Futurist Syd Mead on Smart Cars, Elon Musk and ‘Blade Runner’

At the second annual Trojan Horse conference in Portugal, Oscar winner Andy Jones said "we are closer" to creating convincing digital humans
Warner Bros/Courtesy Everett Collection

Syd Mead — the visual futurist behind the iconic look of Blade Runner — had praise for Tesla founder Elon Musk, calling him “endlessly inventive” at the Trojan Horse Was a Unicorn VFX, game and animation festival, which recently wrapped in Troia, Portugal.

“I have to give Elon enormous credit,” said Mead, once a designer for Ford and Philips, who also went on to visualize the looks for such iconic films as Aliens and Tron. “Now he’s building a factory in Reno. He is putting charging stations across the country.”

Mead was also asked his thoughts on Smart cars. “They say the ultimate compliment is plagiarism,” he chuckled. “I have been doing tiny little cars for decades. The Smart car—I would never want to be in one on a freeway. I like a car with about a meter in front of me at least.”

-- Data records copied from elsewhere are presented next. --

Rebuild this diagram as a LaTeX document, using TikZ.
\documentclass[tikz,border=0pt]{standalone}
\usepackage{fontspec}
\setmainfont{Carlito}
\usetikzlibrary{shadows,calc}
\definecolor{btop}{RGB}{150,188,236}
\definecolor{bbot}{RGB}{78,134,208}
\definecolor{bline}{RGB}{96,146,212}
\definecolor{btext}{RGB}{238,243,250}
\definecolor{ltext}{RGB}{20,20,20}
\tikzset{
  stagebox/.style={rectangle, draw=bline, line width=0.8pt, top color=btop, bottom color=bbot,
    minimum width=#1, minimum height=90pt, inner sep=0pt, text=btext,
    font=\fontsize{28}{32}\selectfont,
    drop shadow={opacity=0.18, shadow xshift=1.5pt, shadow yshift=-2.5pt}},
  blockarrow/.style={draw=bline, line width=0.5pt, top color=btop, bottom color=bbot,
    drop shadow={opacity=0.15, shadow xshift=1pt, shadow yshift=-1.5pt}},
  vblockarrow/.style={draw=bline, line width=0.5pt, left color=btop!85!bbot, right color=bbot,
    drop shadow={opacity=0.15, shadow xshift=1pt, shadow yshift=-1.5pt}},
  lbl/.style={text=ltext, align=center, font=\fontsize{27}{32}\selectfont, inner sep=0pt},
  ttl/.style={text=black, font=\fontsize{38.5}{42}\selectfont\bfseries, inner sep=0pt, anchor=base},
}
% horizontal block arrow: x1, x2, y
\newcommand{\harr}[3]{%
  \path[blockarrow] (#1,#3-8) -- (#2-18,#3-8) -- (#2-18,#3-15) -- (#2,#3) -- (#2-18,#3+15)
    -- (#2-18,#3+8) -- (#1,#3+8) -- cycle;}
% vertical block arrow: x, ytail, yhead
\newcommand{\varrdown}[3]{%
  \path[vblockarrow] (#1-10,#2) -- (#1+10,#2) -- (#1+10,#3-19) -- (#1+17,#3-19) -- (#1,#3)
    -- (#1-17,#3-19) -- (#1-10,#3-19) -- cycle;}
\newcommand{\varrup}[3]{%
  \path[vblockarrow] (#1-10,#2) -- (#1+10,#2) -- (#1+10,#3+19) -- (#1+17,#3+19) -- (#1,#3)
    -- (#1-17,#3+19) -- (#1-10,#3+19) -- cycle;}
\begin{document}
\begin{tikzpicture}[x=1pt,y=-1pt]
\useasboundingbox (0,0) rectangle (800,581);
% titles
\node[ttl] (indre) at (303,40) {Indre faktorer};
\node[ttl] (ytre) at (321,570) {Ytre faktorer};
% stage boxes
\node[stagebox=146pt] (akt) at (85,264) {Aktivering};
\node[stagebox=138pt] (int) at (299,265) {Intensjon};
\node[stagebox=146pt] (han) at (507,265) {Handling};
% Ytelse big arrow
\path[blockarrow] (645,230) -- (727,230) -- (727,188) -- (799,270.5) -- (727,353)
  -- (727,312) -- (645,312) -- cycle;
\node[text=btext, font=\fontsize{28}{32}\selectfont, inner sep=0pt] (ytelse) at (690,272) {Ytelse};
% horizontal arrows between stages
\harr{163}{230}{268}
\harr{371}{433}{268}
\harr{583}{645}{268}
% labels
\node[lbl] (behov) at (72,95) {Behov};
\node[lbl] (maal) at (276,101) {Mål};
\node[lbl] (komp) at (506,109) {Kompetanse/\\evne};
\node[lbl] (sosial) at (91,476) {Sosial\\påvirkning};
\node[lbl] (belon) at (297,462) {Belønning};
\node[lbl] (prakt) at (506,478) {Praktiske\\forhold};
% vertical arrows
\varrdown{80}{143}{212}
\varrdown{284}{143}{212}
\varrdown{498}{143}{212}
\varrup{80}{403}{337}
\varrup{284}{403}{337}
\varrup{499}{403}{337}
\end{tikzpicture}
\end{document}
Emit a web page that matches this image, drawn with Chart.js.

Speaking to the enthusiastic crowd, which gave him a standing ovation, Mead emphasized that young artists need to focus on the concept at the core of their work. “The [production] tools will change, what is most valuable is the idea,” he said, adding that when it comes to designing the future, “science fiction is reality ahead of schedule. If it's a good idea it will eventually come true.”

This year, THU, which has become an annual event, was held for the second time. With roughly 600 participants representing 45 countries, it nearly tripled in size. And organizers are already working to attract speakers for its third year. The format included speakers who discuss their work as well as how they got into the business, their inspirations, and their views. Additional components of the event included mentoring sessions, training and plenty of networking time.

This year's speakers included Andy Jones, an Oscar winner from the Avatar VFX team whose digital character work has also included I, Robot. Asked about developments toward overcoming the "uncanny valley" and creating synthetic humans, he said, “we are closer …if there enough time and effort [and budget] a show can get there.”

He added that facial capture in particular needs work, but he sees progress. “I think in the next two to five years you'll see facial capture that gets us there," he said. "But you always miss something. The skin around the face and right under the eyes is so complex. It’s a different thickness that behaves differently. There are hundreds of details in the face.”

He emphasized that just because you can, doesn’t mean you should create CG humans as a matter of routine. “I don’t see a reason for it, unless at project warrants it," he said.

Another highlight was industry vet and THU ambassador Scott Ross, co-founder of Digital Domain, who explained the difficult VFX business climate to the international audience; he also reflected on his own career.